Output the material beneath this task exactly, images excluded.

* begin Data *

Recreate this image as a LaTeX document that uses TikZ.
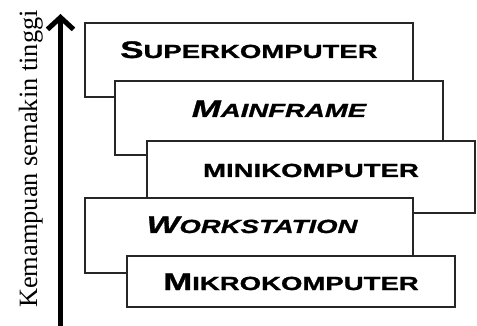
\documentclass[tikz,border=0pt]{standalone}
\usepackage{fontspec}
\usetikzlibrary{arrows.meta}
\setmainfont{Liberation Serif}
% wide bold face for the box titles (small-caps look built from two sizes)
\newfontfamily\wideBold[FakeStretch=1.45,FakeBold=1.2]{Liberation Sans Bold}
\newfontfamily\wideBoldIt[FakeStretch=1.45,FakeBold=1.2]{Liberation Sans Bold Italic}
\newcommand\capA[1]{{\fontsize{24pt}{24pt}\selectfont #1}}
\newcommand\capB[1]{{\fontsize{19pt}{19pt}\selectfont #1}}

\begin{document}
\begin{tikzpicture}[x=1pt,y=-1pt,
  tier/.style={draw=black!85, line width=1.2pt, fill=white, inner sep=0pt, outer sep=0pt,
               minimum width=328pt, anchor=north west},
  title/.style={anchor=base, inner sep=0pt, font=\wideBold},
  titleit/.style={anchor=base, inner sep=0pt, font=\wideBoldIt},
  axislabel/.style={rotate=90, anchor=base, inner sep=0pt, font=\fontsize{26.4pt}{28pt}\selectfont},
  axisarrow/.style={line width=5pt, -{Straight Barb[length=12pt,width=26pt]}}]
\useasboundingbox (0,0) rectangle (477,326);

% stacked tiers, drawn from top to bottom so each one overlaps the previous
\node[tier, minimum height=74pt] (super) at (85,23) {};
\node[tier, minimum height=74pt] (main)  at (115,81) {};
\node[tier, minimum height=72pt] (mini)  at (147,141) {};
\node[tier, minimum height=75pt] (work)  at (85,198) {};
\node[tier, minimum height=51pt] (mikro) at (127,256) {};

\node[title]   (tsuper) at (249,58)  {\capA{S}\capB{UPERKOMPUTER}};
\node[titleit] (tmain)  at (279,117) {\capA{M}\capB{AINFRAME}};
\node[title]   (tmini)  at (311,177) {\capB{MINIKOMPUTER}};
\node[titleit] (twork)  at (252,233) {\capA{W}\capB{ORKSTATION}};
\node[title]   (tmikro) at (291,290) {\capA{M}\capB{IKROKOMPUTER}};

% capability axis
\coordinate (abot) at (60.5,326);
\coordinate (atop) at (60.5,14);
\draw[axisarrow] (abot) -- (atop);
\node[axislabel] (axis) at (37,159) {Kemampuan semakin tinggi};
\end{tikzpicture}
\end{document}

* end Data *

**Response to the task:**
Recreate this image as a LaTeX document that uses TikZ.
\documentclass[tikz,border=0pt]{standalone}
\usepackage{fontspec}
\usetikzlibrary{arrows.meta}
\setmainfont{Liberation Serif}
% wide bold face for the box titles (small-caps look built from two sizes)
\newfontfamily\wideBold[FakeStretch=1.45,FakeBold=1.2]{Liberation Sans Bold}
\newfontfamily\wideBoldIt[FakeStretch=1.45,FakeBold=1.2]{Liberation Sans Bold Italic}
\newcommand\capA[1]{{\fontsize{24pt}{24pt}\selectfont #1}}
\newcommand\capB[1]{{\fontsize{19pt}{19pt}\selectfont #1}}

\begin{document}
\begin{tikzpicture}[x=1pt,y=-1pt,
  tier/.style={draw=black!85, line width=1.2pt, fill=white, inner sep=0pt, outer sep=0pt,
               minimum width=328pt, anchor=north west},
  title/.style={anchor=base, inner sep=0pt, font=\wideBold},
  titleit/.style={anchor=base, inner sep=0pt, font=\wideBoldIt},
  axislabel/.style={rotate=90, anchor=base, inner sep=0pt, font=\fontsize{26.4pt}{28pt}\selectfont},
  axisarrow/.style={line width=5pt, -{Straight Barb[length=12pt,width=26pt]}}]
\useasboundingbox (0,0) rectangle (477,326);

% stacked tiers, drawn from top to bottom so each one overlaps the previous
\node[tier, minimum height=74pt] (super) at (85,23) {};
\node[tier, minimum height=74pt] (main)  at (115,81) {};
\node[tier, minimum height=72pt] (mini)  at (147,141) {};
\node[tier, minimum height=75pt] (work)  at (85,198) {};
\node[tier, minimum height=51pt] (mikro) at (127,256) {};

\node[title]   (tsuper) at (249,58)  {\capA{S}\capB{UPERKOMPUTER}};
\node[titleit] (tmain)  at (279,117) {\capA{M}\capB{AINFRAME}};
\node[title]   (tmini)  at (311,177) {\capB{MINIKOMPUTER}};
\node[titleit] (twork)  at (252,233) {\capA{W}\capB{ORKSTATION}};
\node[title]   (tmikro) at (291,290) {\capA{M}\capB{IKROKOMPUTER}};

% capability axis
\coordinate (abot) at (60.5,326);
\coordinate (atop) at (60.5,14);
\draw[axisarrow] (abot) -- (atop);
\node[axislabel] (axis) at (37,159) {Kemampuan semakin tinggi};
\end{tikzpicture}
\end{document}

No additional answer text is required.